▸ The problem
Begin with the first line of the entries below and reproduce each line exactly, ending with the line that holds "import matplotlib.pyplot as plt".

▸ Exercise input
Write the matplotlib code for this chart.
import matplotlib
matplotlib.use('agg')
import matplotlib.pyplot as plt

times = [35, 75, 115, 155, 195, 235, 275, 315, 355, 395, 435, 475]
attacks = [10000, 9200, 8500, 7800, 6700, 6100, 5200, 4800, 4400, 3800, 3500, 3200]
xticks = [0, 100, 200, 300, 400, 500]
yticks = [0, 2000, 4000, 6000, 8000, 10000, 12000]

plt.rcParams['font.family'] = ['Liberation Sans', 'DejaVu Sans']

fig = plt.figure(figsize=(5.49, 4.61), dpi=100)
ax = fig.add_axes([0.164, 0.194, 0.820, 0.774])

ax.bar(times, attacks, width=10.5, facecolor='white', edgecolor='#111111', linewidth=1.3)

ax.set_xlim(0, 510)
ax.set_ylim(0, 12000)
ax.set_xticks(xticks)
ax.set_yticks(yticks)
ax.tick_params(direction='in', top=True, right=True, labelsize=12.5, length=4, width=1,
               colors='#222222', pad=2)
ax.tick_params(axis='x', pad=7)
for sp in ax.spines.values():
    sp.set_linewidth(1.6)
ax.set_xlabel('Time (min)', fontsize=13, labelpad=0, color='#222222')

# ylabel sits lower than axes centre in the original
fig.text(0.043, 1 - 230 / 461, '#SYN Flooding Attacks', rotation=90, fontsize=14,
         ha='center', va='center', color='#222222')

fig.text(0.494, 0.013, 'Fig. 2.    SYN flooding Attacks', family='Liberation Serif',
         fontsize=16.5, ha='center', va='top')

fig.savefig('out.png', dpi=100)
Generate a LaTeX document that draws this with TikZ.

▸ Expected output
Write the matplotlib code for this chart.
import matplotlib
matplotlib.use('agg')
import matplotlib.pyplot as plt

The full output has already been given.